Repeat the material exactly from its first line to the line that includes "import seaborn as sns". Skip pictures.

======

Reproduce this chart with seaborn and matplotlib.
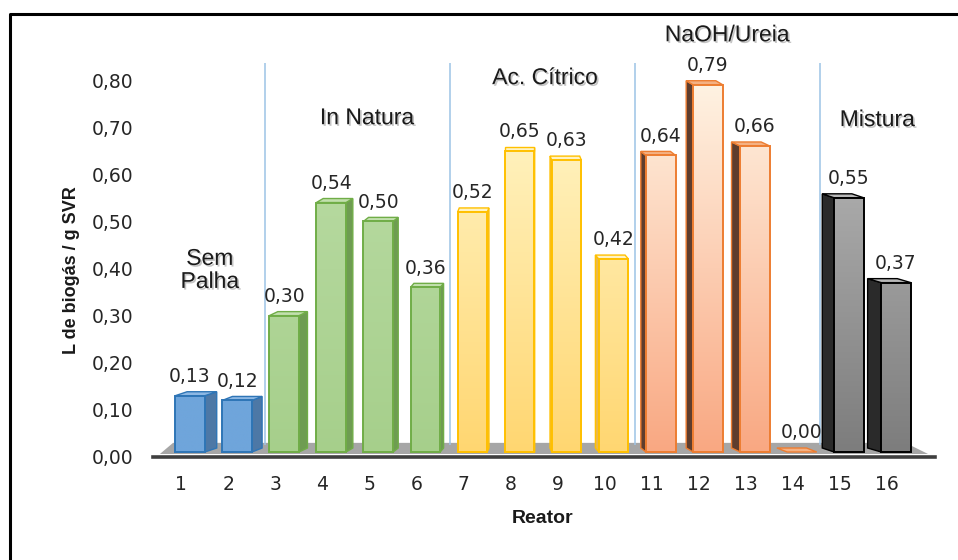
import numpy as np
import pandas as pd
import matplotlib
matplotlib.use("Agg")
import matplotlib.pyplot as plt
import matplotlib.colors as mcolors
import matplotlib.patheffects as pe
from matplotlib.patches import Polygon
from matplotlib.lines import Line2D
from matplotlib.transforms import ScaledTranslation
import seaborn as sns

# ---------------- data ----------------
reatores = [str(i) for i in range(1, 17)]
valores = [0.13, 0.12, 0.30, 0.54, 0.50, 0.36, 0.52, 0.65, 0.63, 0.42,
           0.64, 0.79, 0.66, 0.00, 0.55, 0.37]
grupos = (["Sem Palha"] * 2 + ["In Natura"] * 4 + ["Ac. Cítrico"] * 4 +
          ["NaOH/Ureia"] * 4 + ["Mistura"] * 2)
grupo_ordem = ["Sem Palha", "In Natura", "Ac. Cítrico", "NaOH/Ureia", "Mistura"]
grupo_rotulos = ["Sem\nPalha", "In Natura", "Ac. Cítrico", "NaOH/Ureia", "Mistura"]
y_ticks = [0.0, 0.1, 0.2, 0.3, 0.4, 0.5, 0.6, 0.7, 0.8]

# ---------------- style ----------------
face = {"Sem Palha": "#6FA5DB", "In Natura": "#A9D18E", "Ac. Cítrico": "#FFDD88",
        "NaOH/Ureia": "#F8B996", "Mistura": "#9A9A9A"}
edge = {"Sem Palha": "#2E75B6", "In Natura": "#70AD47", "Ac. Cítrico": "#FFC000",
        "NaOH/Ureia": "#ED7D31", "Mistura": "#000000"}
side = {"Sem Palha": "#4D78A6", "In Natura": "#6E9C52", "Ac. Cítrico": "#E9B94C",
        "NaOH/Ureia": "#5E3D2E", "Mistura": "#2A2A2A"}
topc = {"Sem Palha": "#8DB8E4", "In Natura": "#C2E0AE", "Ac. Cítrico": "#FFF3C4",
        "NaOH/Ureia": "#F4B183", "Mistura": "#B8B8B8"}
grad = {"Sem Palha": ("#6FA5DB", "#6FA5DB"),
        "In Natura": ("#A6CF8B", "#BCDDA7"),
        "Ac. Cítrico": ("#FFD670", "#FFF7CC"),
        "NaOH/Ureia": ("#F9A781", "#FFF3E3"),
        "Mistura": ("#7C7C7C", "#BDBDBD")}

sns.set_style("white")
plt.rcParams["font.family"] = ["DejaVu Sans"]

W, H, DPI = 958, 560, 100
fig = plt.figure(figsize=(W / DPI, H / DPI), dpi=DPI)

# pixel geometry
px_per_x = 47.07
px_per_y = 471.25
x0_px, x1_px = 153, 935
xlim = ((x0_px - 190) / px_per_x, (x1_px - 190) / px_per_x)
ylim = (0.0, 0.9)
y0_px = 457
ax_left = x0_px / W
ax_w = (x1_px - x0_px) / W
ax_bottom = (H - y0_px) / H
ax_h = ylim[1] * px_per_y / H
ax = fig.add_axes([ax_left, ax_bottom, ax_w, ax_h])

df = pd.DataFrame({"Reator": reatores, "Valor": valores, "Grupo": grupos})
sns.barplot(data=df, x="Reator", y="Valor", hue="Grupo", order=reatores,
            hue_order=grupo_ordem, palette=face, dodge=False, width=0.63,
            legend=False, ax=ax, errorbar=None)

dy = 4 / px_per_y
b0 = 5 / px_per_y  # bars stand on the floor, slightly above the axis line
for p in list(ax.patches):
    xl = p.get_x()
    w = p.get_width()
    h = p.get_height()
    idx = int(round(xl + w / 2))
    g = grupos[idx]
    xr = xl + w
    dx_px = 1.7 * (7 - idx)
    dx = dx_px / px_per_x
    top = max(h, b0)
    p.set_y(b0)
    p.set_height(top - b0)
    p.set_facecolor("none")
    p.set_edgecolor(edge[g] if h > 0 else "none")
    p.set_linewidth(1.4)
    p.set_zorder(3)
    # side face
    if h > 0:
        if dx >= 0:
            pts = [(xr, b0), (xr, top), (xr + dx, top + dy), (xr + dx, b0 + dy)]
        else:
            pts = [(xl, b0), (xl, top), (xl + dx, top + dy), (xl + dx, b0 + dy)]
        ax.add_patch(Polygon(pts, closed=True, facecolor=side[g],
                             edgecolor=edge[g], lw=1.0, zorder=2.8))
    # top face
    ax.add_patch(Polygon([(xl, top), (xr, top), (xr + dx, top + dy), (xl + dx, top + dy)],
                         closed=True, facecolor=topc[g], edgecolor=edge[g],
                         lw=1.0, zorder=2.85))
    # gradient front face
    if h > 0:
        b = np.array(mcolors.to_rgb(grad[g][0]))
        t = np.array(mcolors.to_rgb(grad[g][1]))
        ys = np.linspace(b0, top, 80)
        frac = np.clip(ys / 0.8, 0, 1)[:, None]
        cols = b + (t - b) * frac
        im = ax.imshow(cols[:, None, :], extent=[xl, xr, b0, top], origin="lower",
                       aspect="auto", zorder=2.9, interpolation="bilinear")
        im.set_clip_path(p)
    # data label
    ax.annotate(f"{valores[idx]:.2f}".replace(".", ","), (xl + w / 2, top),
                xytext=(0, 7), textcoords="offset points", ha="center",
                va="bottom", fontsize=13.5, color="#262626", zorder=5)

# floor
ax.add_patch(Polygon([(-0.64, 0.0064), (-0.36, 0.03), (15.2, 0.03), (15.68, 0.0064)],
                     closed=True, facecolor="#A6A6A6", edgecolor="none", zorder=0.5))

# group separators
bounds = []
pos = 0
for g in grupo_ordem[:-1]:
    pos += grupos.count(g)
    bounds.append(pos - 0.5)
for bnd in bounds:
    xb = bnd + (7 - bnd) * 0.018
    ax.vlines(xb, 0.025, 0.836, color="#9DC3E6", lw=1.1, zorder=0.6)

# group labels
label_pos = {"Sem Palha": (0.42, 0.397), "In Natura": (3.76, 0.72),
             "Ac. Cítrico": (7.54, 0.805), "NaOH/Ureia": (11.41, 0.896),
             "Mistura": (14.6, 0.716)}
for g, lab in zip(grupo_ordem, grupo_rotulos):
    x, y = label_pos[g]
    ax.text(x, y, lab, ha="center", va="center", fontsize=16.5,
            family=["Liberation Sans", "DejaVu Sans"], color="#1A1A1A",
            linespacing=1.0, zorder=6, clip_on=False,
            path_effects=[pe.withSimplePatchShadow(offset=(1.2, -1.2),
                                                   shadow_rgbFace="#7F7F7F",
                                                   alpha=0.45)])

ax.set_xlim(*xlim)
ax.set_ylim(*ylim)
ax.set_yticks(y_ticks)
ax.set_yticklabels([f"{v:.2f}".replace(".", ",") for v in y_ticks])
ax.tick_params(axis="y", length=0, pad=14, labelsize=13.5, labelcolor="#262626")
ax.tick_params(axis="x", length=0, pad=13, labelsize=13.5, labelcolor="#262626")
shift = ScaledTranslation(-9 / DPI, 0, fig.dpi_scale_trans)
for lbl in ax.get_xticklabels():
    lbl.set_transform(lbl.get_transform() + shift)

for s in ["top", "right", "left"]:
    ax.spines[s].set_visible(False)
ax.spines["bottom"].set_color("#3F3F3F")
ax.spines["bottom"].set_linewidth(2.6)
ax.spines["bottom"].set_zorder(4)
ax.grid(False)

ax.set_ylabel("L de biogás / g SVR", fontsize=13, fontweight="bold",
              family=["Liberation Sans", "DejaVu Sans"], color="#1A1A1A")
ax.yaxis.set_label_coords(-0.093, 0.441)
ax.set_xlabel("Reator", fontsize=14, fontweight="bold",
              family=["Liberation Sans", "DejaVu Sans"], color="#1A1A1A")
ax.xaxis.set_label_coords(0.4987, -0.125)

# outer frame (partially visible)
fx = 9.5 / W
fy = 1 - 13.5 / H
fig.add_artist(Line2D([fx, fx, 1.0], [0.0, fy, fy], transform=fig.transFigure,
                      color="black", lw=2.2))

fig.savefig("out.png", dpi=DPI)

======

| Reply |
Reproduce this chart with seaborn and matplotlib.
import numpy as np
import pandas as pd
import matplotlib
matplotlib.use("Agg")
import matplotlib.pyplot as plt
import matplotlib.colors as mcolors
import matplotlib.patheffects as pe
from matplotlib.patches import Polygon
from matplotlib.lines import Line2D
from matplotlib.transforms import ScaledTranslation
import seaborn as sns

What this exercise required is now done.